**TO DO**
Skip the pictures and quote all of the lines exactly.

* Start COLLECTED MATERIAL *

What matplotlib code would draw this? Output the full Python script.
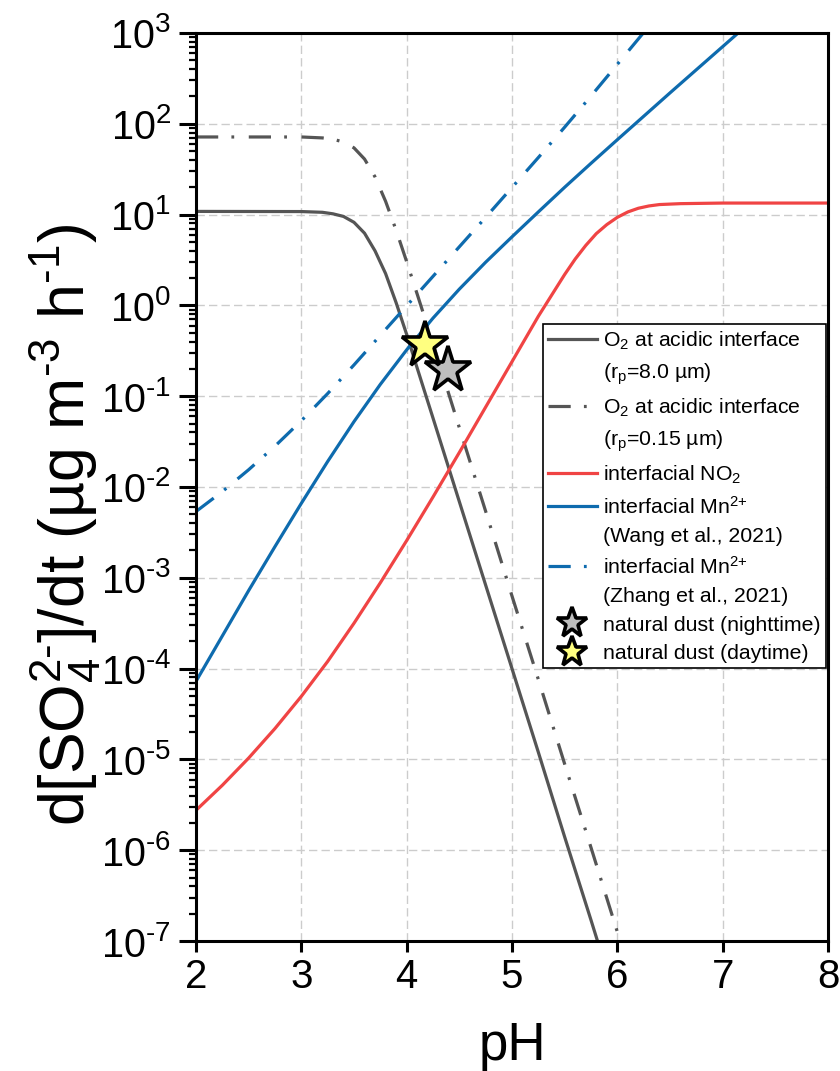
import matplotlib
matplotlib.use('Agg')
import matplotlib.pyplot as plt
import numpy as np
from matplotlib.ticker import LogLocator, NullFormatter, MultipleLocator, FuncFormatter
from matplotlib.lines import Line2D

plt.rcParams['font.family'] = ['Liberation Sans', 'DejaVu Sans']
plt.rcParams['mathtext.fontset'] = 'custom'
plt.rcParams['mathtext.rm'] = 'Liberation Sans'
plt.rcParams['mathtext.it'] = 'Liberation Sans:italic'
plt.rcParams['mathtext.bf'] = 'Liberation Sans:bold'
plt.rcParams['mathtext.default'] = 'regular'
plt.rcParams['lines.scale_dashes'] = False

# ---------------- data ----------------
ph_o2_large = [2.0, 3.0, 3.2, 3.3, 3.4, 3.5, 3.6, 3.7, 3.8, 3.9, 4.0, 4.1,
               4.25, 4.5, 4.75, 5.0, 5.25, 5.5, 5.75, 5.85]
rate_o2_large = [10.84, 10.8, 10.6, 10.2, 9.55, 8.22, 6.24, 3.98, 2.24, 1.07, 0.479,
                 0.204, 0.0575, 6.9e-3, 8.3e-4, 1.0e-4, 1.2e-5, 1.4e-6, 1.7e-7, 7.2e-8]

ph_o2_small = [2.0, 3.0, 3.2, 3.3, 3.4, 3.5, 3.6, 3.7, 3.8, 3.9, 4.0, 4.1,
               4.25, 4.5, 4.75, 5.0, 5.25, 5.5, 5.75, 6.0, 6.1]
rate_o2_small = [71.6, 71.6, 69.9, 67.6, 63.1, 54.3, 40.9, 26.0, 14.0, 6.73, 3.03,
                 1.33, 0.38, 0.045, 5.4e-3, 6.3e-4, 7.6e-5, 8.9e-6, 1.07e-6,
                 1.26e-7, 5.4e-8]

ph_no2 = [2.0, 2.25, 2.5, 2.75, 3.0, 3.25, 3.5, 3.75, 4.0, 4.25, 4.5, 4.75,
          5.0, 5.25, 5.5, 5.6, 5.7, 5.8, 5.9, 6.0, 6.1, 6.2, 6.3, 6.4, 6.6,
          7.0, 8.0]
rate_no2 = [2.75e-6, 5.19e-6, 1.035e-5, 2.19e-5, 4.95e-5, 1.20e-4, 3.16e-4,
            8.81e-4, 2.57e-3, 7.76e-3, 0.024, 0.0759, 0.24, 0.759, 2.19, 3.24,
            4.57, 6.17, 7.76, 9.33, 10.7, 11.75, 12.45, 12.9, 13.2, 13.4, 13.4]

ph_mn_wang = [2.0, 2.25, 2.5, 2.75, 3.0, 3.25, 3.5, 3.75, 4.0, 4.25, 4.5, 4.75,
              5.0, 5.25, 5.5, 5.75, 6.0, 6.5, 7.0, 7.25]
rate_mn_wang = [7.24e-5, 2.29e-4, 7.24e-4, 2.21e-3, 6.61e-3, 0.0191, 0.0525, 0.135,
                0.324, 0.724, 1.51, 2.99, 5.69, 10.7, 20.0, 36.7, 66.8, 219.0,
                708.0, 1274.0]

ph_mn_zhang = [2.0, 2.25, 2.5, 2.75, 3.0, 3.25, 3.5, 3.75, 4.0, 4.25, 4.5, 4.75,
               5.0, 5.25, 5.5, 5.75, 6.0, 6.25, 6.3]
rate_mn_zhang = [5.37e-3, 8.91e-3, 0.0155, 0.0282, 0.0537, 0.107, 0.221, 0.468,
                 0.989, 2.09, 4.42, 9.33, 19.9, 42.5, 91.8, 202.0, 452.0, 1012.0,
                 1189.0]

dust_night_ph = [4.395]
dust_night_rate = [0.195]
dust_day_ph = [4.174]
dust_day_rate = [0.37]

labels = ["O$_2$ at acidic interface", "(r$_p$=8.0 µm)",
          "O$_2$ at acidic interface", "(r$_p$=0.15 µm)",
          "interfacial NO$_2$",
          r"interfacial Mn$^{2\text{+}}$", "(Wang et al., 2021)",
          r"interfacial Mn$^{2\text{+}}$", "(Zhang et al., 2021)",
          "natural dust (nighttime)", "natural dust (daytime)"]

# ---------------- styles ----------------
GRAY = '#555555'
RED = '#F04444'
BLUE = '#0E6BAE'
LW = 2.3
DASHDOT = (0, (16, 9.5, 2, 10.5))

fig = plt.figure(figsize=(8.4, 10.71), dpi=100)
ax = fig.add_axes([0.23333, 0.12138, 0.75238, 0.84781])
ax.set_yscale('log')

l1, = ax.plot(ph_o2_large, rate_o2_large, color=GRAY, lw=LW)
l2, = ax.plot(ph_o2_small, rate_o2_small, color=GRAY, lw=LW, ls=DASHDOT)
l3, = ax.plot(ph_no2, rate_no2, color=RED, lw=LW)
l4, = ax.plot(ph_mn_wang, rate_mn_wang, color=BLUE, lw=LW)
l5, = ax.plot(ph_mn_zhang, rate_mn_zhang, color=BLUE, lw=LW, ls=DASHDOT)
s1, = ax.plot(dust_night_ph, dust_night_rate, ls='none', marker='*', ms=35,
              mfc='#BEBEBE', mec='black', mew=2.6, zorder=6)
s2, = ax.plot(dust_day_ph, dust_day_rate, ls='none', marker='*', ms=35,
              mfc='#FFFF80', mec='black', mew=2.6, zorder=7)

ax.set_xlim(2, 8)
ax.set_ylim(1e-7, 1e3)
ax.xaxis.set_major_locator(MultipleLocator(1))
ax.yaxis.set_major_locator(LogLocator(base=10, numticks=30))
ax.yaxis.set_minor_locator(LogLocator(base=10, subs=np.arange(2, 10), numticks=30))
ax.yaxis.set_minor_formatter(NullFormatter())


def log_fmt(v, pos):
    e = int(round(np.log10(v)))
    if e < 0:
        return r'$10^{\text{-}%d}$' % (-e)
    return r'$10^{%d}$' % e


ax.yaxis.set_major_formatter(FuncFormatter(log_fmt))

ax.grid(True, which='major', color='#CCCCCC', lw=1.0, ls=(0, (6, 3)))
ax.set_axisbelow(True)

for sp in ax.spines.values():
    sp.set_linewidth(2.2)
    sp.set_color('black')

ax.tick_params(axis='y', which='major', direction='out', length=12, width=2.2,
               labelsize=28.5, pad=6, right=False)
ax.tick_params(axis='y', which='minor', direction='out', length=5, width=1.6, right=False)
ax.tick_params(axis='x', which='major', direction='out', length=8, width=2.2,
               labelsize=29, pad=4, top=False)

ax.set_xlabel('pH', fontsize=38, labelpad=18)
ax.set_ylabel(r'd[SO$_4^{2\text{-}}$]/dt (µg m$^{\text{-}3}$ h$^{\text{-}1}$)',
              fontsize=45, va='center')
ax.yaxis.set_label_coords(-0.207, 0.458)

blank = Line2D([], [], color='none')
handles = [l1, blank, l2, blank, l3, l4, blank, l5, blank, s1, s2]
leg = ax.legend(handles, labels, loc='upper right', bbox_to_anchor=(0.997, 0.679),
                borderaxespad=0, fontsize=15.3, frameon=True, fancybox=False,
                edgecolor='black', framealpha=1, handlelength=2.3,
                handletextpad=0.3, borderpad=0.25, labelspacing=0.45,
                markerscale=0.66)
leg.get_frame().set_linewidth(1.2)
leg.set_zorder(10)

fig.savefig('out.png', dpi=100)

* End COLLECTED MATERIAL *

**REPLY**
What matplotlib code would draw this? Output the full Python script.
import matplotlib
matplotlib.use('Agg')
import matplotlib.pyplot as plt
import numpy as np
from matplotlib.ticker import LogLocator, NullFormatter, MultipleLocator, FuncFormatter
from matplotlib.lines import Line2D

plt.rcParams['font.family'] = ['Liberation Sans', 'DejaVu Sans']
plt.rcParams['mathtext.fontset'] = 'custom'
plt.rcParams['mathtext.rm'] = 'Liberation Sans'
plt.rcParams['mathtext.it'] = 'Liberation Sans:italic'
plt.rcParams['mathtext.bf'] = 'Liberation Sans:bold'
plt.rcParams['mathtext.default'] = 'regular'
plt.rcParams['lines.scale_dashes'] = False

# ---------------- data ----------------
ph_o2_large = [2.0, 3.0, 3.2, 3.3, 3.4, 3.5, 3.6, 3.7, 3.8, 3.9, 4.0, 4.1,
               4.25, 4.5, 4.75, 5.0, 5.25, 5.5, 5.75, 5.85]
rate_o2_large = [10.84, 10.8, 10.6, 10.2, 9.55, 8.22, 6.24, 3.98, 2.24, 1.07, 0.479,
                 0.204, 0.0575, 6.9e-3, 8.3e-4, 1.0e-4, 1.2e-5, 1.4e-6, 1.7e-7, 7.2e-8]

ph_o2_small = [2.0, 3.0, 3.2, 3.3, 3.4, 3.5, 3.6, 3.7, 3.8, 3.9, 4.0, 4.1,
               4.25, 4.5, 4.75, 5.0, 5.25, 5.5, 5.75, 6.0, 6.1]
rate_o2_small = [71.6, 71.6, 69.9, 67.6, 63.1, 54.3, 40.9, 26.0, 14.0, 6.73, 3.03,
                 1.33, 0.38, 0.045, 5.4e-3, 6.3e-4, 7.6e-5, 8.9e-6, 1.07e-6,
                 1.26e-7, 5.4e-8]

ph_no2 = [2.0, 2.25, 2.5, 2.75, 3.0, 3.25, 3.5, 3.75, 4.0, 4.25, 4.5, 4.75,
          5.0, 5.25, 5.5, 5.6, 5.7, 5.8, 5.9, 6.0, 6.1, 6.2, 6.3, 6.4, 6.6,
          7.0, 8.0]
rate_no2 = [2.75e-6, 5.19e-6, 1.035e-5, 2.19e-5, 4.95e-5, 1.20e-4, 3.16e-4,
            8.81e-4, 2.57e-3, 7.76e-3, 0.024, 0.0759, 0.24, 0.759, 2.19, 3.24,
            4.57, 6.17, 7.76, 9.33, 10.7, 11.75, 12.45, 12.9, 13.2, 13.4, 13.4]

ph_mn_wang = [2.0, 2.25, 2.5, 2.75, 3.0, 3.25, 3.5, 3.75, 4.0, 4.25, 4.5, 4.75,
              5.0, 5.25, 5.5, 5.75, 6.0, 6.5, 7.0, 7.25]
rate_mn_wang = [7.24e-5, 2.29e-4, 7.24e-4, 2.21e-3, 6.61e-3, 0.0191, 0.0525, 0.135,
                0.324, 0.724, 1.51, 2.99, 5.69, 10.7, 20.0, 36.7, 66.8, 219.0,
                708.0, 1274.0]

ph_mn_zhang = [2.0, 2.25, 2.5, 2.75, 3.0, 3.25, 3.5, 3.75, 4.0, 4.25, 4.5, 4.75,
               5.0, 5.25, 5.5, 5.75, 6.0, 6.25, 6.3]
rate_mn_zhang = [5.37e-3, 8.91e-3, 0.0155, 0.0282, 0.0537, 0.107, 0.221, 0.468,
                 0.989, 2.09, 4.42, 9.33, 19.9, 42.5, 91.8, 202.0, 452.0, 1012.0,
                 1189.0]

dust_night_ph = [4.395]
dust_night_rate = [0.195]
dust_day_ph = [4.174]
dust_day_rate = [0.37]

labels = ["O$_2$ at acidic interface", "(r$_p$=8.0 µm)",
          "O$_2$ at acidic interface", "(r$_p$=0.15 µm)",
          "interfacial NO$_2$",
          r"interfacial Mn$^{2\text{+}}$", "(Wang et al., 2021)",
          r"interfacial Mn$^{2\text{+}}$", "(Zhang et al., 2021)",
          "natural dust (nighttime)", "natural dust (daytime)"]

# ---------------- styles ----------------
GRAY = '#555555'
RED = '#F04444'
BLUE = '#0E6BAE'
LW = 2.3
DASHDOT = (0, (16, 9.5, 2, 10.5))

fig = plt.figure(figsize=(8.4, 10.71), dpi=100)
ax = fig.add_axes([0.23333, 0.12138, 0.75238, 0.84781])
ax.set_yscale('log')

l1, = ax.plot(ph_o2_large, rate_o2_large, color=GRAY, lw=LW)
l2, = ax.plot(ph_o2_small, rate_o2_small, color=GRAY, lw=LW, ls=DASHDOT)
l3, = ax.plot(ph_no2, rate_no2, color=RED, lw=LW)
l4, = ax.plot(ph_mn_wang, rate_mn_wang, color=BLUE, lw=LW)
l5, = ax.plot(ph_mn_zhang, rate_mn_zhang, color=BLUE, lw=LW, ls=DASHDOT)
s1, = ax.plot(dust_night_ph, dust_night_rate, ls='none', marker='*', ms=35,
              mfc='#BEBEBE', mec='black', mew=2.6, zorder=6)
s2, = ax.plot(dust_day_ph, dust_day_rate, ls='none', marker='*', ms=35,
              mfc='#FFFF80', mec='black', mew=2.6, zorder=7)

ax.set_xlim(2, 8)
ax.set_ylim(1e-7, 1e3)
ax.xaxis.set_major_locator(MultipleLocator(1))
ax.yaxis.set_major_locator(LogLocator(base=10, numticks=30))
ax.yaxis.set_minor_locator(LogLocator(base=10, subs=np.arange(2, 10), numticks=30))
ax.yaxis.set_minor_formatter(NullFormatter())


def log_fmt(v, pos):
    e = int(round(np.log10(v)))
    if e < 0:
        return r'$10^{\text{-}%d}$' % (-e)
    return r'$10^{%d}$' % e


ax.yaxis.set_major_formatter(FuncFormatter(log_fmt))

ax.grid(True, which='major', color='#CCCCCC', lw=1.0, ls=(0, (6, 3)))
ax.set_axisbelow(True)

for sp in ax.spines.values():
    sp.set_linewidth(2.2)
    sp.set_color('black')

ax.tick_params(axis='y', which='major', direction='out', length=12, width=2.2,
               labelsize=28.5, pad=6, right=False)
ax.tick_params(axis='y', which='minor', direction='out', length=5, width=1.6, right=False)
ax.tick_params(axis='x', which='major', direction='out', length=8, width=2.2,
               labelsize=29, pad=4, top=False)

ax.set_xlabel('pH', fontsize=38, labelpad=18)
ax.set_ylabel(r'd[SO$_4^{2\text{-}}$]/dt (µg m$^{\text{-}3}$ h$^{\text{-}1}$)',
              fontsize=45, va='center')
ax.yaxis.set_label_coords(-0.207, 0.458)

blank = Line2D([], [], color='none')
handles = [l1, blank, l2, blank, l3, l4, blank, l5, blank, s1, s2]
leg = ax.legend(handles, labels, loc='upper right', bbox_to_anchor=(0.997, 0.679),
                borderaxespad=0, fontsize=15.3, frameon=True, fancybox=False,
                edgecolor='black', framealpha=1, handlelength=2.3,
                handletextpad=0.3, borderpad=0.25, labelspacing=0.45,
                markerscale=0.66)
leg.get_frame().set_linewidth(1.2)
leg.set_zorder(10)

fig.savefig('out.png', dpi=100)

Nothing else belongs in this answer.